Cauliflower Comes In More Colors Than You Think

When someone mentions cauliflower, a few things may immediately come to mind. For those who aren't fans of the cruciferous vegetable, the first thought might be to quickly change the subject — or to run for the hills. Folks who do like it probably happily imagine cauliflower prepared in any number of creative ways: Shredded into rice, sliced into steaks and roasted, tossed raw in a salad, or transformed into pizza crust. Whether haters or lovers, the one mental image that most folks likely share is of pale white heads of cauliflower that practically glow when nestled alongside green produce at the grocery store. 

Well, get ready for a shock, because sometimes cauliflower ditches its pallor for more exciting shades. Take a closer look in your produce aisle and you might just spot bright, orangey-yellow heads of cauliflower. On your next trip to the farmer's market or your local produce stand, cauliflower may come in a robust variety of hues, like dazzling purple or vibrant green. Outrageous! Where does colorful cauliflower come from? Are they artificial or do they actually grow that way? 
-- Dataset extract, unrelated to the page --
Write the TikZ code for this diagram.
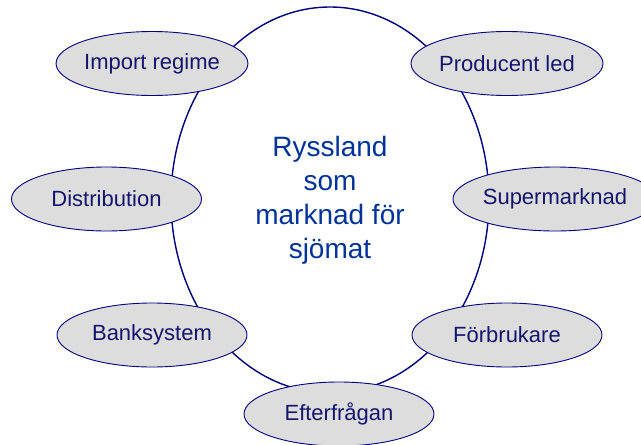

Colorful cauliflower varieties have additional nutrients

It's understandable to look at multicolor heads of cauliflower with some skepticism and questions since the white variety is the one most familiar to us. The good news is that, according to Modern Farmer, purple, orange, and green cauliflower are not the result of injected dyes or toying with genetically modified organisms (or GMOs.) They're simply different varieties of the vegetable with higher amounts of naturally-occurring phytochemicals that create color: Beta-carotene can be found in orange cauliflower as well as in carrots; chlorophyll creates the green in leaves and in green cauliflower. Anthocyanins are responsible for purple cauliflower and are the same compounds found in red wine, blueberries, and raspberries. Farmers and growers for many years bred and sold only white cauliflower, however, there's more interest now in heirloom fruits and vegetables that have stunning colors and shapes. And that's great news for colorful cauliflowers.

While all cauliflower is a healthy choice, purple, green, and orange types have even more nutrients — the very ones that give them their color. The beta-carotene in orange vegetables is beneficial for eye health. Chlorophyll is considered an antioxidant, as are the anthocyanins in purple produce. Antioxidants are believed to help protect the body's cells against damage and disease.